Diego Alfredo Moreno Bruce (7 April 1887 – 24 July 1970) was a Chilean lawyer, agriculturist and politician who served as member of the Chamber of Deputies.

==Biography==
He was born in Pelarco on 7 April 1887, son of Francisco Javier Moreno Correa and Carmen Rosa Bruce Correa. He married María Tocornal Guzmán, and they had three daughters.

He studied at the Instituto Nacional and at the Faculty of Law of the University of Chile. He was admitted to the bar on 10 December 1912; his thesis was titled Escepción de la cosa juzgada. Causa de pedir.

He served as lawyer of the Banco Garantizador de Valores between 1921 and 1926 and retired from professional practice in 1953. He was also engaged in agricultural activities, exploiting the "El Carmen de Codigua" estate in Melipilla.
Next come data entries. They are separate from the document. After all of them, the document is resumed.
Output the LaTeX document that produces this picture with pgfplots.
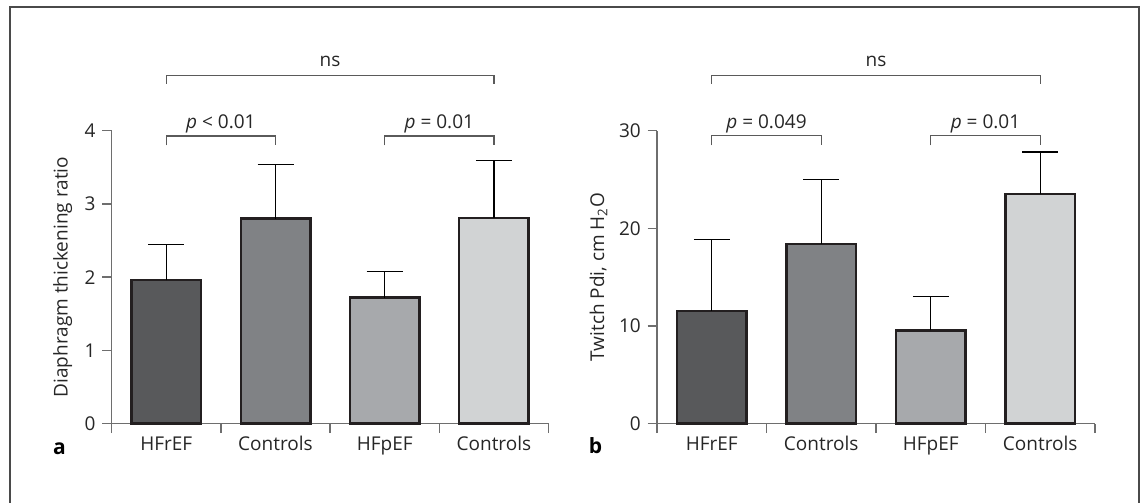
\documentclass[border=0pt]{standalone}
\usepackage{pgfplots}
\pgfplotsset{compat=1.18}
\usepackage{fontspec}
\setmainfont{Open Sans}
\definecolor{txt}{HTML}{262626}
\definecolor{axc}{HTML}{6E6E6E}
\definecolor{brc}{HTML}{5A5A5A}
\definecolor{frm}{HTML}{4A4A4A}
\definecolor{cA}{HTML}{58595B}
\definecolor{cB}{HTML}{808285}
\definecolor{cC}{HTML}{A7A9AC}
\definecolor{cD}{HTML}{D1D3D4}
\definecolor{outl}{HTML}{231F20}
\pgfplotsset{
  panel/.style={
    anchor=south west,
    xmin=0, xmax=4, ymin=0,
    enlargelimits=false,
    clip=false,
    axis x line*=bottom, axis y line*=left,
    axis line style={draw=axc, line width=1.5bp},
    tick align=outside,
    major tick length=9.5bp,
    tick style={draw=axc, line width=1.5bp},
    xtick={0,1,2,3,4}, xticklabels={},
    extra x ticks={0.5,1.5,2.5,3.5},
    extra x tick labels={HFrEF,Controls,HFpEF,Controls},
    extra x tick style={major tick length=0pt},
    xticklabel style={anchor=base, yshift=-27bp, inner sep=0pt},
    yticklabel style={anchor=east, inner sep=0pt, xshift=-6.5bp},
    /pgf/number format/assume math mode=true,
    font=\fontsize{19bp}{22bp}\selectfont,
    every tick label/.append style={text=txt},
    ylabel style={rotate=0, anchor=south, text=txt},
  },
  bar/.style={ybar, bar shift=0pt, bar width=69.5bp, draw=outl, line width=2.5bp, fill=#1,
    error bars/.cd, y dir=plus, y explicit,
    error bar style={line width=1.4bp, black},
    error mark options={rotate=90, mark size=18bp, line width=1.4bp, black}},
}
\tikzset{brk/.style={draw=brc, line width=1.4bp}, ann/.style={text=txt, anchor=base, inner sep=0pt, font=\fontsize{19bp}{22bp}\selectfont}}
\begin{document}
\begin{tikzpicture}
% frame
\draw[frm, line width=2bp] (10bp,0) -- (10bp,496.3bp) -- (1138.7bp,496.3bp) -- (1138.7bp,0);
% panel a
\begin{axis}[panel, at={(111.7bp,79.3bp)}, x=109.2bp, y=73.25bp, ymax=4,
  ytick={0,1,2,3,4},
  ylabel={Diaphragm thickening ratio},
  ylabel style={at={(axis description cs:-0.112,0.5)}, anchor=center}]
\addplot[bar=cA] coordinates {(0.5,1.96) +- (0,0.49)};
\addplot[bar=cB] coordinates {(1.5,2.80) +- (0,0.74)};
\addplot[bar=cC] coordinates {(2.5,1.72) +- (0,0.36)};
\addplot[bar=cD] coordinates {(3.5,2.81) +- (0,0.78)};
\draw[brk] (axis cs:0.5,4.64) -- (axis cs:0.5,4.756) -- (axis cs:3.5,4.756) -- (axis cs:3.5,4.64);
\draw[brk] (axis cs:0.5,3.80) -- (axis cs:0.5,3.93) -- (axis cs:1.5,3.93) -- (axis cs:1.5,3.80);
\draw[brk] (axis cs:2.5,3.80) -- (axis cs:2.5,3.93) -- (axis cs:3.5,3.93) -- (axis cs:3.5,3.80);
\node[ann] at (axis cs:2,4.874) {ns};
\node[ann] at (axis cs:1,4.033) {\textit{p} < 0.01};
\node[ann] at (axis cs:3,4.033) {\textit{p} = 0.01};
\node[ann, font=\fontsize{21bp}{24bp}\selectfont\bfseries, text=black] at (axis cs:-0.478,-0.414) {a};
\end{axis}
% panel b
\begin{axis}[panel, at={(657bp,79.3bp)}, x=109.5bp, y=9.767bp, ymax=30,
  ytick={0,10,20,30},
  ylabel={Twitch Pdi, cm H\textsubscript{2}O},
  ylabel style={at={(axis description cs:-0.1336,0.5)}, anchor=center}]
\addplot[bar=cA] coordinates {(0.5,11.54) +- (0,7.34)};
\addplot[bar=cB] coordinates {(1.5,18.42) +- (0,6.59)};
\addplot[bar=cC] coordinates {(2.5,9.56) +- (0,3.44)};
\addplot[bar=cD] coordinates {(3.5,23.51) +- (0,4.30)};
\draw[brk] (axis cs:0.5,34.78) -- (axis cs:0.5,35.67) -- (axis cs:3.5,35.67) -- (axis cs:3.5,34.78);
\draw[brk] (axis cs:0.5,28.5) -- (axis cs:0.5,29.49) -- (axis cs:1.5,29.49) -- (axis cs:1.5,28.5);
\draw[brk] (axis cs:2.5,28.5) -- (axis cs:2.5,29.49) -- (axis cs:3.5,29.49) -- (axis cs:3.5,28.5);
\node[ann] at (axis cs:2,36.55) {ns};
\node[ann] at (axis cs:1,30.25) {\textit{p} = 0.049};
\node[ann] at (axis cs:3,30.25) {\textit{p} = 0.01};
\node[ann, font=\fontsize{21bp}{24bp}\selectfont\bfseries, text=black] at (axis cs:-0.562,-3.10) {b};
\end{axis}
\pgfresetboundingbox
\path[use as bounding box] (0,0) rectangle (1144bp,503bp);
\end{tikzpicture}
\end{document}
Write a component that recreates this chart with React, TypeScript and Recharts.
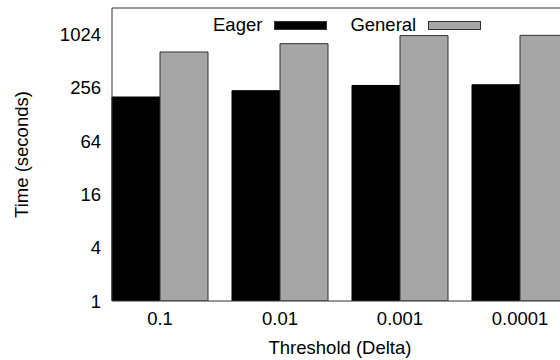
import React from 'react'
import { BarChart, Bar, XAxis, YAxis, Legend, Label, ReferenceLine } from 'recharts'

const thresholds = ['0.1', '0.01', '0.001', '0.0001']
const eagerTimes = [202, 238, 273, 278]
const generalTimes = [652, 810, 998, 1005]
const yTicks = [1, 4, 16, 64, 256, 1024]

const data = thresholds.map((t, i) => ({
  name: t,
  Eager: eagerTimes[i],
  General: generalTimes[i],
}))

const FONT = '"Liberation Sans", Arial, Helvetica, sans-serif'

const LegendContent = (props: any) => {
  const items = props.payload || []
  return (
    <div style={{ display: 'flex', alignItems: 'center', fontFamily: FONT, fontSize: 18.5, color: '#000' }}>
      {items.map((it: any, i: number) => (
        <div key={it.value} style={{ display: 'flex', alignItems: 'center', marginLeft: i === 0 ? 0 : 23 }}>
          <span style={{ lineHeight: '20px' }}>{it.value}</span>
          <span
            style={{
              display: 'inline-block',
              width: 53,
              height: 9,
              marginLeft: 12,
              background: it.color,
              border: '1px solid #333',
              boxSizing: 'border-box',
            }}
          />
        </div>
      ))}
    </div>
  )
}

const App: React.FC = () => {
  return (
    <div style={{ position: 'absolute', left: 0, top: 0, width: 560, height: 360, overflow: 'hidden', background: '#fff' }}>
      <BarChart
        width={580}
        height={360}
        data={data}
        margin={{ top: 8, right: 12, bottom: 0, left: 0 }}
        barGap={0}
        barSize={48}
      >
        <XAxis
          dataKey="name"
          height={59}
          padding={{ left: -12, right: -12 }}
          tickLine={false}
          tickSize={0}
          tickMargin={11}
          axisLine={{ stroke: '#333', strokeWidth: 1 }}
          tick={{ fill: '#000', fontSize: 18.5, fontFamily: FONT }}
        >
          <Label
            value="Threshold (Delta)"
            position="insideBottom"
            offset={6}
            style={{ fill: '#000', fontSize: 18.5, fontFamily: FONT }}
          />
        </XAxis>
        <YAxis
          scale="log"
          domain={[1, 2048]}
          ticks={yTicks}
          allowDataOverflow
          width={112}
          tickLine={false}
          tickSize={0}
          tickMargin={11}
          axisLine={{ stroke: '#333', strokeWidth: 1 }}
          tick={{ fill: '#000', fontSize: 18.5, fontFamily: FONT }}
        >
          <Label
            value="Time (seconds)"
            angle={-90}
            position="insideLeft"
            offset={21}
            style={{ fill: '#000', fontSize: 18.5, fontFamily: FONT, textAnchor: 'middle' }}
          />
        </YAxis>
        <ReferenceLine y={2048} stroke="#333" strokeWidth={1} ifOverflow="visible" />
        <Legend
          layout="vertical"
          align="center"
          verticalAlign="middle"
          content={<LegendContent />}
          wrapperStyle={{ top: 15, left: 213, width: 330, height: 20 }}
        />
        <Bar dataKey="Eager" fill="#000000" stroke="#000000" strokeWidth={1} isAnimationActive={false} />
        <Bar dataKey="General" fill="#a6a6a6" stroke="#333333" strokeWidth={1} isAnimationActive={false} />
      </BarChart>
    </div>
  )
}

export default App
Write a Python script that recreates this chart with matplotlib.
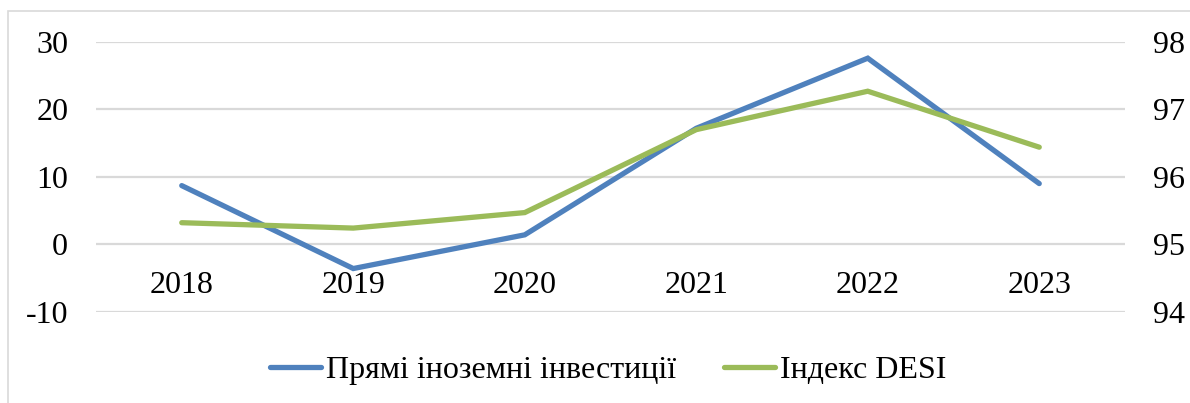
import matplotlib.pyplot as plt
from matplotlib.patches import Rectangle

years = ["2018", "2019", "2020", "2021", "2022", "2023"]
fdi = [8.7, -3.6, 1.4, 17.2, 27.6, 9.0]
desi = [95.32, 95.24, 95.47, 96.70, 97.27, 96.44]

left_ticks = [-10, 0, 10, 20, 30]
right_ticks = [94, 95, 96, 97, 98]

blue = "#4F81BD"
green = "#9BBB59"
grid = "#D9D9D9"

plt.rcParams['font.family'] = ['Liberation Serif', 'DejaVu Serif']
plt.rcParams['font.size'] = 23
plt.rcParams['axes.unicode_minus'] = False

W, H = 1190, 403
fig = plt.figure(figsize=(W / 100, H / 100), dpi=100)
ax1 = fig.add_axes([96 / W, 1 - 311.7 / H, (1125 - 96) / W, (311.7 - 42) / H])
ax2 = ax1.twinx()

x = list(range(len(years)))
l1, = ax1.plot(x, fdi, color=blue, lw=3.8, solid_capstyle='round', solid_joinstyle='miter',
               label="Прямі іноземні інвестиції", zorder=3)
l2, = ax2.plot(x, desi, color=green, lw=3.8, solid_capstyle='round', solid_joinstyle='miter',
               label="Індекс DESI", zorder=3)

ax1.set_xlim(-0.5, len(years) - 0.5)
ax1.set_ylim(left_ticks[0], left_ticks[-1])
ax2.set_ylim(right_ticks[0], right_ticks[-1])
ax1.set_yticks(left_ticks)
ax2.set_yticks(right_ticks)
ax1.set_xticks(x)
ax1.set_xticklabels(years)

ax1.grid(axis='y', color=grid, lw=1.6)
ax1.set_axisbelow(True)
for ax in (ax1, ax2):
    for s in ax.spines.values():
        s.set_visible(False)
ax1.spines['bottom'].set_position(('data', 0))
ax1.tick_params(axis='x', length=0, pad=19)
ax1.tick_params(axis='y', length=0, pad=20)
ax2.tick_params(axis='y', length=0, pad=20)

fig.legend(handles=[l1, l2], loc='center', bbox_to_anchor=(0.5 + 13 / W, 1 - 370 / H),
           ncol=2, frameon=False, handlelength=1.6, handletextpad=0.15,
           columnspacing=1.5, fontsize=23)

fig.patches.append(Rectangle((8 / W, -0.5), 2, 1.5 - 11 / H, transform=fig.transFigure,
                             fill=False, edgecolor=grid, lw=1.2))

fig.savefig("out.png", dpi=100)
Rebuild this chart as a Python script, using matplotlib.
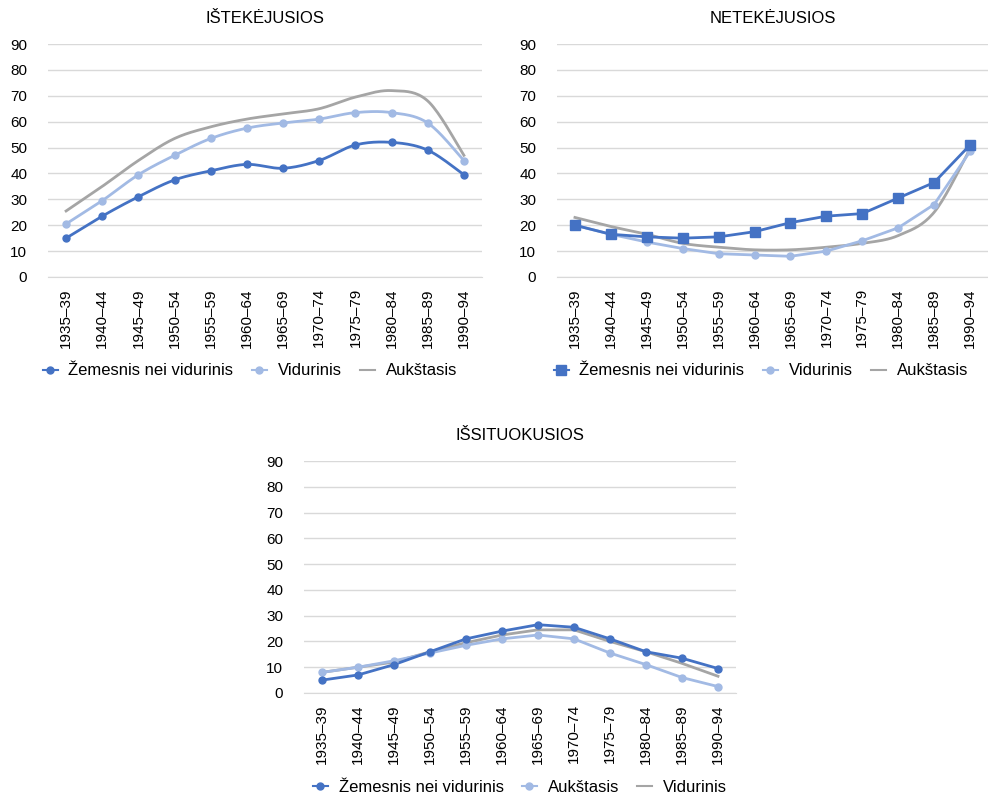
import numpy as np
import matplotlib.pyplot as plt
from matplotlib.lines import Line2D

plt.rcParams['font.family'] = ['Liberation Sans', 'DejaVu Sans']

# Kategorijos (gimimo kohortos)
kohortos = ['1935–39', '1940–44', '1945–49', '1950–54', '1955–59', '1960–64',
            '1965–69', '1970–74', '1975–79', '1980–84', '1985–89', '1990–94']

# Ištekėjusios
istek_zem = [15, 23.5, 31, 37.5, 41, 43.5, 42, 45, 51, 52, 49, 39.5]
istek_vid = [20.5, 29.5, 39.5, 47, 53.5, 57.5, 59.5, 61, 63.5, 63.5, 59.5, 45]
istek_auk = [25.5, 35, 45, 53.5, 58, 61, 63, 65, 69.5, 72, 68, 47]

# Netekėjusios
netek_zem = [20, 16.5, 15.5, 15, 15.5, 17.5, 21, 23.5, 24.5, 30.5, 36.5, 51]
netek_vid = [20, 16.5, 13.5, 11, 9, 8.5, 8, 10, 14, 19, 28, 48.5]
netek_auk = [23, 19.5, 16.5, 13, 11.5, 10.5, 10.5, 11.5, 13, 16, 25, 49.5]

# Išsituokusios
issit_zem = [5, 7, 11, 16, 21, 24, 26.5, 25.5, 21, 16, 13.5, 9.5]
issit_auk = [8, 10, 12.5, 15.5, 18.5, 21, 22.5, 21, 15.5, 11, 6, 2.5]
issit_vid = [8, 10, 12, 16, 19.5, 22.5, 24.5, 24.5, 20, 16, 11.5, 6.5]

TAMSI = '#4472C4'
SVIESI = '#A2BAE4'
PILKA = '#A5A5A5'


def glotni(y, n=20):
    # Catmull-Rom kreive tarp tasku (kaip Excel "smoothed line")
    y = np.asarray(y, dtype=float)
    x = np.arange(len(y), dtype=float)
    P = np.vstack([x, y]).T
    P = np.vstack([P[0], P, P[-1]])
    xs, ys = [], []
    t = np.linspace(0, 1, n, endpoint=False)
    for i in range(1, len(P) - 2):
        p0, p1, p2, p3 = P[i - 1], P[i], P[i + 1], P[i + 2]
        for tt in t:
            pt = 0.5 * ((2 * p1) + (-p0 + p2) * tt +
                        (2 * p0 - 5 * p1 + 4 * p2 - p3) * tt ** 2 +
                        (-p0 + 3 * p1 - 3 * p2 + p3) * tt ** 3)
            xs.append(pt[0])
            ys.append(pt[1])
    xs.append(x[-1])
    ys.append(y[-1])
    return np.array(xs), np.array(ys)


def linija(ax, y, color, marker=None, ms=5, smooth=False):
    x = np.arange(len(y))
    if smooth:
        xs, ys = glotni(y)
        ax.plot(xs, ys, color=color, lw=2, zorder=3)
    else:
        ax.plot(x, y, color=color, lw=2, zorder=3)
    if marker:
        ax.plot(x, y, ls='none', marker=marker, ms=ms, color=color, zorder=4)


def paruosti(ax, title):
    ax.set_xlim(-0.5, len(kohortos) - 0.5)
    ax.set_ylim(0, 90)
    ax.set_yticks(range(0, 91, 10))
    ax.yaxis.grid(True, color='#D9D9D9', lw=1)
    ax.set_axisbelow(True)
    for s in ['top', 'right', 'left']:
        ax.spines[s].set_visible(False)
    ax.spines['bottom'].set_color('#D9D9D9')
    ax.set_xticks(range(len(kohortos)))
    ax.set_xticklabels(kohortos, rotation=90)
    ax.tick_params(axis='both', length=0, labelsize=11, colors='#000000')
    ax.tick_params(axis='y', pad=15)
    ax.tick_params(axis='x', pad=8)
    ax.set_title(title, fontsize=12, pad=15)


def legenda(ax, handles, labels, y_px, x_frac=0.5):
    ax.legend(handles, labels, loc='center',
              bbox_to_anchor=(x_frac, y_px), ncol=3, frameon=False,
              fontsize=12, handlelength=0.9, columnspacing=1.1,
              handletextpad=0.65)


W, H = 988, 798
fig = plt.figure(figsize=(W / 100, H / 100), dpi=100)


def ax_px(x0, x1, y0, y1):
    return fig.add_axes([x0 / W, 1 - y1 / H, (x1 - x0) / W, (y1 - y0) / H])


ax1 = ax_px(48, 482, 44, 277)
ax2 = ax_px(557, 988, 44, 277)
ax3 = ax_px(304, 736, 461, 693)

# Ištekėjusios
paruosti(ax1, 'IŠTEKĖJUSIOS')
linija(ax1, istek_auk, PILKA, smooth=True)
linija(ax1, istek_vid, SVIESI, marker='o', ms=5, smooth=True)
linija(ax1, istek_zem, TAMSI, marker='o', ms=5, smooth=True)
h1 = [Line2D([], [], color=TAMSI, marker='o', ms=5, lw=1.5),
      Line2D([], [], color=SVIESI, marker='o', ms=5, lw=1.5),
      Line2D([], [], color=PILKA, lw=1.5)]
legenda(ax1, h1, ['Žemesnis nei vidurinis', 'Vidurinis', 'Aukštasis'],
        (277 - 371) / 233, 0.465)

# Netekėjusios
paruosti(ax2, 'NETEKĖJUSIOS')
linija(ax2, netek_auk, PILKA, smooth=True)
linija(ax2, netek_vid, SVIESI, marker='o', ms=5)
linija(ax2, netek_zem, TAMSI, marker='s', ms=7)
h2 = [Line2D([], [], color=TAMSI, marker='s', ms=7, lw=1.5),
      Line2D([], [], color=SVIESI, marker='o', ms=5, lw=1.5),
      Line2D([], [], color=PILKA, lw=1.5)]
legenda(ax2, h2, ['Žemesnis nei vidurinis', 'Vidurinis', 'Aukštasis'],
        (277 - 371) / 233, 0.473)

# Išsituokusios
paruosti(ax3, 'IŠSITUOKUSIOS')
linija(ax3, issit_vid, PILKA)
linija(ax3, issit_auk, SVIESI, marker='o', ms=5)
linija(ax3, issit_zem, TAMSI, marker='o', ms=5)
h3 = [Line2D([], [], color=TAMSI, marker='o', ms=5, lw=1.5),
      Line2D([], [], color=SVIESI, marker='o', ms=5, lw=1.5),
      Line2D([], [], color=PILKA, lw=1.5)]
legenda(ax3, h3, ['Žemesnis nei vidurinis', 'Aukštasis', 'Vidurinis'],
        (693 - 787) / 232)

fig.savefig('out.png', dpi=100)
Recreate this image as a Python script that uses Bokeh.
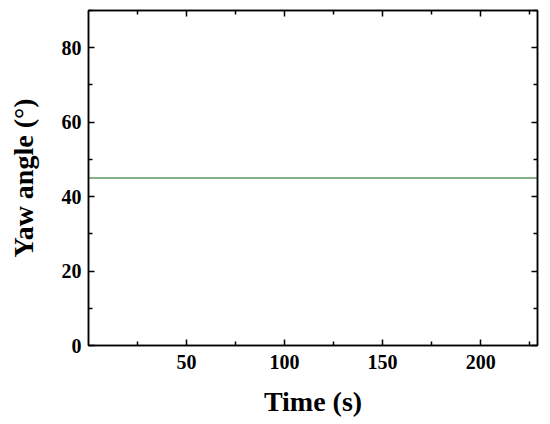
from bokeh.plotting import figure
from bokeh.models import LinearAxis, Range1d, FixedTicker, CustomJSTickFormatter
from bokeh.embed import file_html
from bokeh.resources import INLINE

time_s = [0, 50, 100, 150, 200, 229]
yaw_deg = [45, 45, 45, 45, 45, 45]
x_ticks = [50, 100, 150, 200]
x_minor = [25, 75, 125, 175, 225]
y_ticks = [0, 20, 40, 60, 80]
y_minor = [10, 30, 50, 70, 90]

FONT = "Liberation Serif"

p = figure(width=550, height=424, output_backend="svg", toolbar_location=None,
           x_range=Range1d(0, 229), y_range=Range1d(0, 90),
           frame_width=449, frame_height=335,
           min_border_left=88, min_border_right=13, min_border_top=10, min_border_bottom=79)
p.grid.visible = False
p.outline_line_color = "black"
p.outline_line_width = 1.5
p.background_fill_color = "white"
p.border_fill_color = "white"

p.line(time_s, yaw_deg, line_color="#0d600d", line_width=1.2)

def style(ax, labels=True):
    ax.axis_line_color = "black"
    ax.axis_line_width = 1.5
    ax.major_tick_in = 6
    ax.major_tick_out = 0
    ax.minor_tick_in = 4
    ax.minor_tick_out = 0
    ax.major_tick_line_width = 1.5
    ax.minor_tick_line_width = 1.5
    ax.major_label_text_font = FONT
    ax.major_label_text_font_style = "bold"
    ax.major_label_text_font_size = "20px"
    ax.major_label_text_color = "black"
    ax.axis_label_text_font = FONT
    ax.axis_label_text_font_style = "bold"
    ax.axis_label_text_font_size = "28px"
    ax.axis_label_text_color = "black"
    if not labels:
        ax.formatter = CustomJSTickFormatter(code="return ''")
        ax.major_label_standoff = 0

xt = FixedTicker(ticks=x_ticks, minor_ticks=x_minor)
yt = FixedTicker(ticks=y_ticks, minor_ticks=y_minor)

p.xaxis.ticker = xt
p.yaxis.ticker = yt
style(p.xaxis[0])
style(p.yaxis[0])
p.xaxis.axis_label = "Time (s)"
p.yaxis.axis_label = "Yaw angle (°)"
p.xaxis.major_label_standoff = 9
p.yaxis.major_label_standoff = 7
p.xaxis.axis_label_standoff = 14
p.yaxis.axis_label_standoff = 20

top = LinearAxis(ticker=FixedTicker(ticks=x_ticks, minor_ticks=x_minor))
style(top, labels=False)
p.add_layout(top, "above")
right = LinearAxis(ticker=FixedTicker(ticks=y_ticks, minor_ticks=y_minor))
style(right, labels=False)
p.add_layout(right, "right")

open("out.html", "w").write(file_html(p, INLINE))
He was director of La Rural S.A. de Ferias.

He was elected councilor (regidor) of the Municipality of San Bernardo from 1912 to 1921 and served as mayor in several periods.

He was member of the Sociedad Nacional de Agricultura (SNA), the Club de San Bernardo, the Automóvil Club de Chile, and the Liga de Estudiantes Pobres.

He died on 24 July 1970.

==Political career==
He was elected deputy for the 8th Departamental Grouping of La Victoria, Melipilla and San Antonio for the 1926–1930 period. He served on the Permanent Commissions of Legislation and Justice and Public Education, and was alternate member of the Permanent Commission of Constitutional Reform and Regulation.

He was re-elected deputy for the 9th Departamental Grouping of Maipo, Rancagua and Cachapoal for the 1930–1934 period. He served on the Permanent Commissions of Legislation and Justice and Labor and Social Welfare. The revolutionary movement that broke out on 4 June 1932 decreed, on 6 June, the dissolution of Congress.